Lumping mixed data together would reduce the quality of matches for specific topics. The data that you must then provide the AI then must also be bigger. However, there is a point where the context of text is lost if reducing.
It depends on the type of data. Imagine this for your CEO’s biography:
chunk_1: Mailhouse was wearing a Detroit Red Wings hockey sweater, and Reeves (an avid hockey fan and a keen player of the sport) asked if Mailhouse needed a goalie. As the two men formed a friendship, they began jamming together, and were joined by Gregg Miller as the original lead guitarist and singer in 1992.
chunk_2: Reeves was born in Beirut, Lebanon, on September 2, 1964, the son of Patricia (née Taylor), a costume designer and performer, and Samuel Nowlin Reeves Jr.
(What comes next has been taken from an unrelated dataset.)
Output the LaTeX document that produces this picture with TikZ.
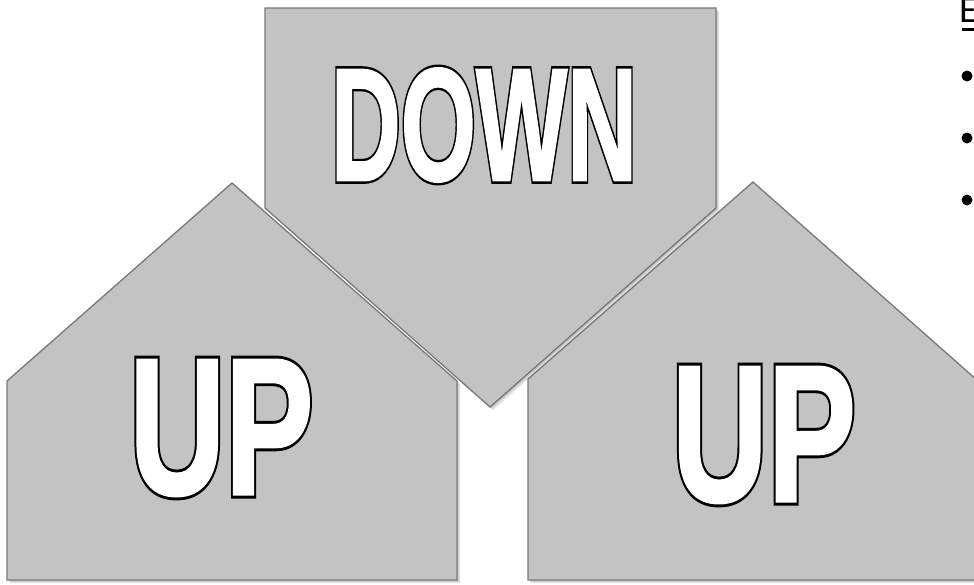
\documentclass[tikz,border=0pt]{standalone}
\usepackage{fontspec}
\setmainfont{Liberation Sans}
\newfontfamily\bodyfont{Carlito}
\newfontfamily\wordfont[RawFeature={embolden=1.5}]{Liberation Sans Bold}
\newfontfamily\fatfont[RawFeature={embolden=4.5}]{Liberation Sans Bold}
\usepackage{graphicx}
\definecolor{shapefill}{RGB}{195,195,195}
\definecolor{shapeedge}{RGB}{120,120,120}
\newcommand{\bigword}[3]{\makebox[0pt]{\resizebox{#1pt}{#2pt}{\fatfont #3}}\makebox[0pt]{\color{white}\resizebox{#1pt}{#2pt}{\wordfont #3}}}
\begin{document}
\begin{tikzpicture}[x=1pt,y=-1pt,
  shapebox/.style={fill=shapefill, draw=shapeedge, line width=1.3pt, line join=miter},
  shadowbox/.style={fill=black, draw=none, opacity=0.12},
  wordnode/.style={inner sep=0pt, outer sep=0pt, anchor=center},
  dotnode/.style={circle, fill=black, inner sep=0pt, minimum size=11pt}]
\useasboundingbox (0,0) rectangle (974,584);
\clip (0,0) rectangle (974,584);
\fill[white] (0,0) rectangle (974,584);
% DOWN shape
\foreach \d in {1.5,3} {
  \fill[shadowbox] ([shift={(\d,\d)}]265,8) -- ([shift={(\d,\d)}]716,8) -- ([shift={(\d,\d)}]716,208) -- ([shift={(\d,\d)}]490,407) -- ([shift={(\d,\d)}]265,208) -- cycle;
}
\draw[shapebox] (265,8) -- (716,8) -- (716,208) -- (490,407) -- (265,208) -- cycle;
% left UP shape
\foreach \d in {1.5,3} {
  \fill[shadowbox] ([shift={(\d,\d)}]7,580) -- ([shift={(\d,\d)}]457,580) -- ([shift={(\d,\d)}]457,381) -- ([shift={(\d,\d)}]232,183) -- ([shift={(\d,\d)}]7,381) -- cycle;
}
\draw[shapebox] (7,580) -- (457,580) -- (457,381) -- (232,183) -- (7,381) -- cycle;
% right UP shape
\foreach \d in {1.5,3} {
  \fill[shadowbox] ([shift={(\d,\d)}]528,580) -- ([shift={(\d,\d)}]978,580) -- ([shift={(\d,\d)}]978,381) -- ([shift={(\d,\d)}]753,182) -- ([shift={(\d,\d)}]528,379) -- cycle;
}
\draw[shapebox] (528,580) -- (978,580) -- (978,381) -- (753,182) -- (528,379) -- cycle;
% words
\node[wordnode] (down) at (484,125) {\bigword{306}{112}{DOWN}};
\node[wordnode] (upl) at (221.5,428) {\bigword{184}{134}{UP}};
\node[wordnode] (upr) at (764,435) {\bigword{184}{134}{UP}};
% clipped text column at right
\node[anchor=base west, inner sep=0pt, font=\bodyfont\fontsize{38}{44}\selectfont] (title) at (959,22) {E};
\coordinate (ulA) at (962,29.5);
\coordinate (ulB) at (974,29.5);
\draw[line width=3pt] (ulA) -- (ulB);
\node[dotnode] (b1) at (967,76) {};
\node[dotnode] (b2) at (967,138) {};
\node[dotnode] (b3) at (967,200) {};
\end{tikzpicture}
\end{document}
His mother is English, originating from Essex.[10] His American father is from Hawaii, and is of Native Hawaiian, Chinese, English, Irish, and Portuguese descent.[5][11][12] His paternal grandmother is Chinese Hawaiian.[13] His mother was working in Beirut when she met his father,
chunk_3: He plays bass guitar for the band Dogstar and pursued other endeavours such as writing and philanthropy.
Semantic matching via an embeddings engine would give precise but yet poor results on the chunks. “what celebrity was in the band Dogstar” doesn’t return useful information. “what red wings players are musicians?” or “costume designers in Hawaii” gives similarity returns less than useful.
Data augmentation can thus be useful, both in additional data when creating the embedding, and also the data provided to the AI. The improvement would be good if each chunk had metadata “Keanu Reeves Biography part 18 - As a musician part 3 - keywords: dogstar, bass, bandmates”